The first picture above shows the numerous dark sclerites on the dorsum of an adult aptera on a larch twig. The second picture above shows an alate Cinara laricis along with some immatures.
The characteristic numerous irregularly-sized dark sclerites on the dorsum of the adult aptera are more clearly shown in the micrograph of Cinara laricis in alcohol above. They are not quite so prominent on the alate (above right). The siphuncular cones are blackish and conspicuous, but the pigmented radius may barely exceed the diameter of the opening. The body length is 3.0-5.1 mm.The ovipara (egg laying female) is similar to the viviparous female and has no pericaudal wax ring. The alate male of Cinara laricis is dark brown with a variable sclerotic pattern.
Cinara laricis aphids are found in small dense colonies on the twigs of the lower branches, or on trunks of young larch trees (Larix spp). The oviparae and alate males occur in October-November. This is one of two common species of Cinara found on larch - the other is Cinara cuneomaculata. The speckled larch aphid is found throughout Europe, and is also recorded from the Far East (Mongolia, China, Korea and Japan).
Biology & Ecology:
Cinara laricis colonies seem to start up somewhat later than most Cinara species, presumably because larch is deciduous and nutrients are not available so early in the year.
The aptera shown in the first picture above has matured in August and is now reproducing. Some of the nymphs are shown in the second picture varying in colour from grey to brown. This species produces copious honeydew, and is considered by Binazzi & Scheurer (2009) to be an optional myrmecophile. We have found it is usually attended by ants.
This southern wood ant has collected a large droplet of honeydew from one of the Cinara laricis. Rather than consuming it all itself, it will most likely share the droplet with other ants from the same nest, a behaviour known as trophallaxis.
Here Cinara laricis is being attended by southern wood ants (Formica rufa). Working in Russia, Novgodorova (2005) found that the speckled larch aphid was tended by four Formica species and by Lasius fuliginosus, but not by other Lasius or Myrmica species. The Formica species did not predate any of the tended aphids, even though they consumed large numbers of other aphid species such as Euceraphis. Lasius fuliginosus, on the other hand, did take some tended species, including Cinara laricis, after they decreased in the attractiveness as sources of honeydew late in the season.
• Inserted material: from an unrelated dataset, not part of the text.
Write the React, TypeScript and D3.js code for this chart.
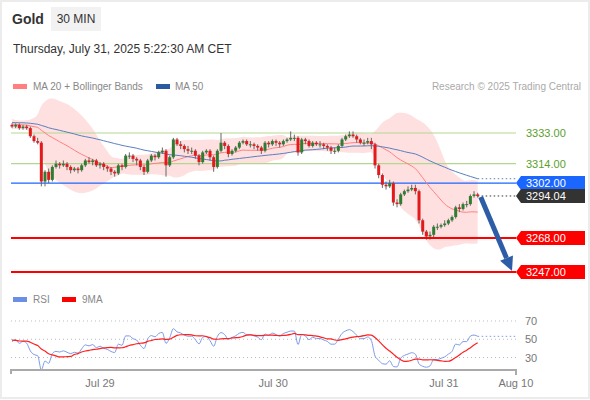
import React from 'react';
import * as d3 from 'd3';

// ---- data ----
const priorCloses = [
  3336, 3338, 3341, 3339, 3342, 3340, 3343, 3341, 3339, 3342,
  3344, 3341, 3338, 3340, 3342, 3339, 3337, 3340, 3343, 3341,
  3339, 3336, 3338, 3341, 3340, 3342, 3339, 3337, 3340, 3338,
  3341, 3343, 3340, 3338, 3339, 3341, 3338, 3336, 3339, 3340,
  3338, 3337, 3339, 3340, 3338, 3336, 3338, 3339, 3337, 3338,
];
const firstOpen = 3338;
const closes = [
  3337, 3338, 3336, 3337, 3336, 3331, 3328, 3327, 3303, 3309,
  3304, 3312, 3314, 3313, 3314, 3312, 3310, 3311, 3310, 3313,
  3316, 3315, 3316, 3313, 3314, 3312, 3311, 3309, 3308, 3313,
  3312, 3319, 3319, 3317, 3316, 3312, 3309, 3316, 3319, 3318,
  3321, 3322, 3313, 3318, 3329, 3326, 3325, 3323, 3322, 3322,
  3319, 3315, 3321, 3322, 3318, 3312, 3322, 3327, 3325, 3320,
  3322, 3324, 3327, 3328, 3326, 3326, 3325, 3324, 3322, 3327,
  3326, 3328, 3327, 3326, 3328, 3329, 3330, 3330, 3321, 3329,
  3328, 3325, 3327, 3326, 3326, 3325, 3324, 3322, 3322, 3325,
  3329, 3331, 3332, 3331, 3329, 3327, 3327, 3328, 3326, 3313,
  3307, 3301, 3300, 3302, 3290, 3289, 3295, 3297, 3298, 3299,
  3297, 3279, 3272, 3269, 3270, 3275, 3275, 3276, 3277, 3279,
  3281, 3287, 3286, 3289, 3289, 3294, 3295, 3294,
];
const highs = [
  3339, 3339, 3339, 3338, 3338, 3337, 3332, 3330, 3328, 3310,
  3311, 3313, 3316, 3315, 3316, 3315, 3313, 3312, 3312, 3314,
  3317, 3318, 3317, 3317, 3315, 3315, 3313, 3312, 3310, 3314,
  3314, 3320, 3321, 3320, 3318, 3317, 3313, 3317, 3320, 3320,
  3322, 3324, 3323, 3319, 3330, 3330, 3328, 3326, 3325, 3324,
  3323, 3320, 3322, 3323, 3323, 3319, 3323, 3333, 3328, 3326,
  3323, 3325, 3328, 3329, 3329, 3328, 3327, 3326, 3325, 3328,
  3328, 3329, 3329, 3328, 3329, 3330, 3334, 3332, 3331, 3330,
  3330, 3329, 3328, 3328, 3328, 3327, 3326, 3325, 3324, 3326,
  3330, 3332, 3334, 3334, 3332, 3330, 3329, 3330, 3330, 3327,
  3314, 3308, 3303, 3304, 3303, 3292, 3296, 3298, 3300, 3301,
  3301, 3298, 3280, 3273, 3272, 3276, 3277, 3277, 3279, 3280,
  3282, 3288, 3289, 3290, 3291, 3295, 3297, 3296,
];
const lows = [
  3336, 3336, 3335, 3335, 3335, 3330, 3327, 3326, 3300, 3300,
  3302, 3303, 3311, 3311, 3312, 3310, 3308, 3309, 3308, 3309,
  3312, 3314, 3313, 3312, 3311, 3310, 3309, 3307, 3306, 3307,
  3310, 3311, 3317, 3315, 3313, 3310, 3307, 3308, 3315, 3316,
  3317, 3320, 3306, 3312, 3317, 3325, 3323, 3321, 3320, 3320,
  3317, 3313, 3314, 3320, 3316, 3309, 3311, 3321, 3323, 3318,
  3319, 3321, 3323, 3326, 3325, 3324, 3323, 3322, 3320, 3321,
  3324, 3325, 3325, 3324, 3325, 3327, 3328, 3328, 3319, 3320,
  3326, 3324, 3324, 3325, 3324, 3323, 3322, 3320, 3320, 3321,
  3324, 3328, 3330, 3330, 3327, 3326, 3325, 3326, 3323, 3311,
  3305, 3299, 3298, 3299, 3288, 3287, 3288, 3294, 3296, 3297,
  3295, 3277, 3270, 3267, 3267, 3268, 3273, 3274, 3275, 3276,
  3278, 3280, 3284, 3285, 3287, 3288, 3293, 3293,
];
const resistanceLevels = [3333, 3314];
const pivotLevel = 3302;
const lastPrice = 3294.04;
const supportLevels = [3268, 3247];
const rsiLevels = [70, 50, 30];
const xTickLabels = ['Jul 29', 'Jul 30', 'Jul 31', 'Aug 10'];
const xTickIndex = [24, 71.2, 117.8, 137.4];

// ---- indicators ----
const all = priorCloses.concat(closes);
const off = priorCloses.length;
const sma = (arr: number[], n: number, k: number) => d3.mean(arr.slice(k - n + 1, k + 1)) as number;
const ma20 = closes.map((_, i) => sma(all, 20, off + i));
const ma50 = closes.map((_, i) => sma(all, 50, off + i));
const bbUp = closes.map((_, i) => {
  const w = all.slice(off + i - 19, off + i + 1);
  const m = d3.mean(w) as number;
  const sd = Math.sqrt(d3.mean(w, (v) => (v - m) * (v - m)) as number);
  return m + 2 * sd;
});
const bbLo = closes.map((_, i) => 2 * ma20[i] - bbUp[i]);

const rsiAll: number[] = new Array(all.length).fill(NaN);
{
  let g = 0, l = 0;
  for (let k = 1; k <= 14; k++) {
    const ch = all[k] - all[k - 1];
    if (ch > 0) g += ch; else l -= ch;
  }
  g /= 14; l /= 14;
  rsiAll[14] = 100 - 100 / (1 + g / l);
  for (let k = 15; k < all.length; k++) {
    const ch = all[k] - all[k - 1];
    g = (g * 13 + Math.max(ch, 0)) / 14;
    l = (l * 13 + Math.max(-ch, 0)) / 14;
    rsiAll[k] = 100 - 100 / (1 + g / l);
  }
}
const rsi = closes.map((_, i) => rsiAll[off + i]);
const rsiMa = closes.map((_, i) => sma(rsiAll, 9, off + i));

// ---- layout ----
const W = 590, H = 400;
const FONT = 'Liberation Sans, Arial, Helvetica, sans-serif';
const x = d3.scaleLinear().domain([0, closes.length - 1]).range([12, 477.7]);
const y = d3.scaleLinear().domain([3247, 3333]).range([272, 133]);
const yr = d3.scaleLinear().domain([30, 70]).range([357.5, 321]);
const LX0 = 11, LX1 = 516;

const GREEN = '#2e7d32', RED = '#e3191b';

function tagPath(cy: number) {
  return `M${LX1},${cy} L${LX1 + 5},${cy - 7} L585,${cy - 7} L585,${cy + 7} L${LX1 + 5},${cy + 7} Z`;
}

export default function App() {
  const idx = d3.range(closes.length);
  const band = d3.area<number>().x((i) => x(i)).y0((i) => y(bbLo[i])).y1((i) => y(bbUp[i])).curve(d3.curveBasis);
  const line = (arr: number[], sc: (v: number) => number) =>
    d3.line<number>().x((i) => x(i)).y((i) => sc(arr[i])).curve(d3.curveMonotoneX)(idx) as string;

  const lastX = x(closes.length - 1);
  const tip = { x: 512, y: y(3247) - 1 };
  const start = { x: lastX + 3, y: y(lastPrice) + 1 };
  const dx = tip.x - start.x, dy = tip.y - start.y;
  const len = Math.hypot(dx, dy);
  const ux = dx / len, uy = dy / len;
  const base = { x: tip.x - 14 * ux, y: tip.y - 14 * uy };
  const px = -uy * 7, py = ux * 7;

  return (
    <svg width={W} height={H} style={{ position: 'absolute', left: 0, top: 0, background: '#fff' }} fontFamily={FONT}>
      <rect x={1} y={1} width={W - 2} height={H - 3} fill="#fff" stroke="#ececec" strokeWidth={2} />
      {/* header */}
      <text x={12} y={24} fontSize={14} fontWeight="bold" fill="#333">Gold</text>
      <rect x={51} y={7} width={50} height={24} fill="#f2f2f2" />
      <text x={76} y={23} fontSize={12} fill="#333" textAnchor="middle">30 MIN</text>
      <text x={13} y={53} fontSize={12} fill="#333">Thursday, July 31, 2025 5:22:30 AM CET</text>

      {/* legend */}
      <rect x={13} y={84} width={14} height={5} fill="#ff7f7f" />
      <text x={33} y={90} fontSize={10} fill="#888">MA 20 + Bollinger Bands</text>
      <rect x={156} y={84} width={14} height={5} fill="#2c5aa0" />
      <text x={175} y={90} fontSize={10} fill="#888">MA 50</text>
      <text x={581} y={90} fontSize={10} fill="#aaa" textAnchor="end">Research © 2025 Trading Central</text>

      {/* bollinger band */}
      <path d={band(idx) as string} fill="#ffe0e0" />

      {/* resistance lines */}
      {resistanceLevels.map((v) => (
        <g key={v}>
          <line x1={LX0} x2={LX1} y1={y(v)} y2={y(v)} stroke="#b3d78f" strokeWidth={1.2} />
          <text x={526} y={y(v) + 4} fontSize={11} fill="#5aa02c">{v.toFixed(2)}</text>
        </g>
      ))}
      <line x1={LX0} x2={LX1} y1={y(pivotLevel)} y2={y(pivotLevel)} stroke="#1a66ff" strokeWidth={1.2} />

      {/* moving averages */}
      <path d={line(ma20, y)} fill="none" stroke="#ff8080" strokeWidth={1} />
      <path d={line(ma50, y)} fill="none" stroke="#5b7fbf" strokeWidth={1} />
      <line x1={lastX} x2={LX1} y1={y(ma50[ma50.length - 1])} y2={y(ma50[ma50.length - 1])} stroke="#5b7fbf" strokeDasharray="1.5,2.5" />
      <line x1={lastX} x2={LX1} y1={y(lastPrice)} y2={y(lastPrice)} stroke="#333" strokeDasharray="1.5,2.5" />

      {/* candles */}
      {closes.map((c, i) => {
        const o = i === 0 ? firstOpen : closes[i - 1];
        const up = c >= o;
        const col = up ? GREEN : RED;
        const top = y(Math.max(o, c)), bot = y(Math.min(o, c));
        return (
          <g key={i}>
            <line x1={x(i)} x2={x(i)} y1={y(highs[i])} y2={y(lows[i])} stroke="#666" strokeWidth={1} />
            <rect x={x(i) - 1.5} y={top} width={3} height={Math.max(1, bot - top)} fill={col} />
          </g>
        );
      })}

      {/* support lines */}
      {supportLevels.map((v) => (
        <line key={v} x1={LX0} x2={LX1} y1={y(v)} y2={y(v)} stroke="#ff0000" strokeWidth={2} />
      ))}

      {/* arrow */}
      <line x1={start.x} y1={start.y} x2={base.x} y2={base.y} stroke="#2d5da6" strokeWidth={5} />
      <path d={`M${base.x + px},${base.y + py} L${base.x - px},${base.y - py} L${tip.x},${tip.y} Z`} fill="#2d5da6" />

      {/* tags */}
      <path d={tagPath(y(pivotLevel))} fill="#1a66ff" />
      <text x={526} y={y(pivotLevel) + 4} fontSize={11} fill="#fff">{pivotLevel.toFixed(2)}</text>
      <path d={tagPath(y(lastPrice))} fill="#333" />
      <text x={526} y={y(lastPrice) + 4} fontSize={11} fill="#fff">{lastPrice.toFixed(2)}</text>
      {supportLevels.map((v) => (
        <g key={v}>
          <path d={tagPath(y(v))} fill="#ff0000" />
          <text x={526} y={y(v) + 4} fontSize={11} fill="#fff">{v.toFixed(2)}</text>
        </g>
      ))}

      {/* RSI panel */}
      <rect x={13} y={297} width={14} height={5} fill="#6b8ee6" />
      <text x={33} y={303} fontSize={10} fill="#888">RSI</text>
      <rect x={62} y={297} width={14} height={5} fill="#ff0000" />
      <text x={82} y={303} fontSize={10} fill="#888">9MA</text>
      {rsiLevels.map((v) => (
        <g key={v}>
          <line x1={LX0} x2={LX1} y1={yr(v)} y2={yr(v)} stroke="#bbb" strokeDasharray="1,3" />
          <text x={525} y={yr(v) + 4} fontSize={11} fill="#777">{v}</text>
        </g>
      ))}
      <path d={line(rsi, yr)} fill="none" stroke="#7b9be8" strokeWidth={1} />
      <path d={line(rsiMa, yr)} fill="none" stroke="#ff2020" strokeWidth={1.2} />
      <line x1={lastX} x2={LX1} y1={yr(rsi[rsi.length - 1])} y2={yr(rsi[rsi.length - 1])} stroke="#7b9be8" strokeDasharray="1.5,2.5" />

      {/* x axis */}
      <path d={`M${LX0},374 L${LX0},370 L${LX1},370 L${LX1},375`} fill="none" stroke="#aaa" strokeWidth={2} />
      {xTickLabels.map((t, k) => (
        <text key={t} x={x(xTickIndex[k])} y={387} fontSize={11} fill="#777" textAnchor="middle">{t}</text>
      ))}
    </svg>
  );
}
This was taken in late October, when one would expect sexual forms to be present. The aphids shown here with (large) developing wingbuds may be developing males, or possibly brachypterous female oviparae. Note that there is also an apterous Cinara cuneomaculata in the picture top right.
Damage and controlHe & Yong-mu (1983) reported that Cinara laricis caused serious damage to Dahurian Larch (Larix daharica) used for urban greening along with three other aphid species. The cause for higher infestation on city trees than in natural forests was believed to be increased light levels and reduced abundance of natural enemies. Integrated control was proposed for the problem with only limited use of insecticide.